-- begin GIVEN INFORMATION --

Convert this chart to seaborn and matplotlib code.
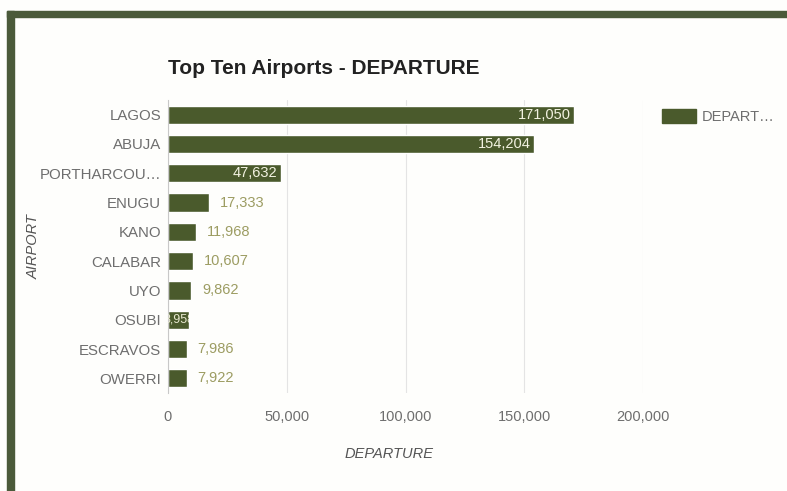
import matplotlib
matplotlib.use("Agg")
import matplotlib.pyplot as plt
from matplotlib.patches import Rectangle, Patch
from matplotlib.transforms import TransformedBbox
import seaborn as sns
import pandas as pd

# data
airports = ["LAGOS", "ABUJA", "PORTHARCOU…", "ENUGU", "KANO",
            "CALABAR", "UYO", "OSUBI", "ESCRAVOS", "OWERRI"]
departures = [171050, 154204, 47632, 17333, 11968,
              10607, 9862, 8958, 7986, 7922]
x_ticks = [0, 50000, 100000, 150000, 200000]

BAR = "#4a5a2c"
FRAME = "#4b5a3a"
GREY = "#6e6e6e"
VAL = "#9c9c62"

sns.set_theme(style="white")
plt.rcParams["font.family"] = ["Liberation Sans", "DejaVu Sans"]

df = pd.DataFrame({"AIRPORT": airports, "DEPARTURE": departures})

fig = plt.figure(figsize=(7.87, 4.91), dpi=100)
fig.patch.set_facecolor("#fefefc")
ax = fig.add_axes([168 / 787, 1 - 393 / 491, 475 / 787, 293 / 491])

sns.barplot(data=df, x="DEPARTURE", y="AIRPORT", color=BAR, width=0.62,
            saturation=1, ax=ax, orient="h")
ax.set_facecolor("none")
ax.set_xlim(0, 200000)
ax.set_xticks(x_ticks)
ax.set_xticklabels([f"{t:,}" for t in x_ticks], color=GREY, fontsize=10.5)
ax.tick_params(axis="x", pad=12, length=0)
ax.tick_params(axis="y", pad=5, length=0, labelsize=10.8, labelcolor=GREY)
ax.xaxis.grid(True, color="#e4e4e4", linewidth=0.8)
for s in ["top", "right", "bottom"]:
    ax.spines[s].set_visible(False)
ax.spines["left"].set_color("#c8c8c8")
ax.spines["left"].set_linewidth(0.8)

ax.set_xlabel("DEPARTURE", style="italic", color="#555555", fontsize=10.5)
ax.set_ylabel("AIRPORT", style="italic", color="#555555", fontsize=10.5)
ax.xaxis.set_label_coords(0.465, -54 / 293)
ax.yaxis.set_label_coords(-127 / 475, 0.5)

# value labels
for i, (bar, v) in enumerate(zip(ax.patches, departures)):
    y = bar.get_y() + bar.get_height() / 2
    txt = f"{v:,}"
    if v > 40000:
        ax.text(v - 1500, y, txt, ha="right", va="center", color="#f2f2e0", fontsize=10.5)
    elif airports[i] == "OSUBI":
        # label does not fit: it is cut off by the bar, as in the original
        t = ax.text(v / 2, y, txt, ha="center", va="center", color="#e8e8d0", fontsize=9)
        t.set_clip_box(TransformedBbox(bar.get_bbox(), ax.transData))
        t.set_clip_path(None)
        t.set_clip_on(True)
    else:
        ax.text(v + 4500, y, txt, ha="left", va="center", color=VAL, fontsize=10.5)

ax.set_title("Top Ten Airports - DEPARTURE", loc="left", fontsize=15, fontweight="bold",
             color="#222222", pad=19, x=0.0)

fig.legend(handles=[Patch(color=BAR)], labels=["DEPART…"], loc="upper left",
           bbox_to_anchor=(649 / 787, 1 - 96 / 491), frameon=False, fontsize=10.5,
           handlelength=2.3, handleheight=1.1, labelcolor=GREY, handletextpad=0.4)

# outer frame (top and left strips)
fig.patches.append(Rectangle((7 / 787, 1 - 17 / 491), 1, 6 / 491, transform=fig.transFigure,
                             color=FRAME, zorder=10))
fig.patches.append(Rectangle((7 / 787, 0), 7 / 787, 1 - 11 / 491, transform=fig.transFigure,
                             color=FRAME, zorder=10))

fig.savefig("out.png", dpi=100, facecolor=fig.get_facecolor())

-- end GIVEN INFORMATION --

Write down every line from the opening of the listing to the line with "import pandas as pd", both included, and nothing else; the pictures are omitted.

FULL RESPONSE >>
Convert this chart to seaborn and matplotlib code.
import matplotlib
matplotlib.use("Agg")
import matplotlib.pyplot as plt
from matplotlib.patches import Rectangle, Patch
from matplotlib.transforms import TransformedBbox
import seaborn as sns
import pandas as pd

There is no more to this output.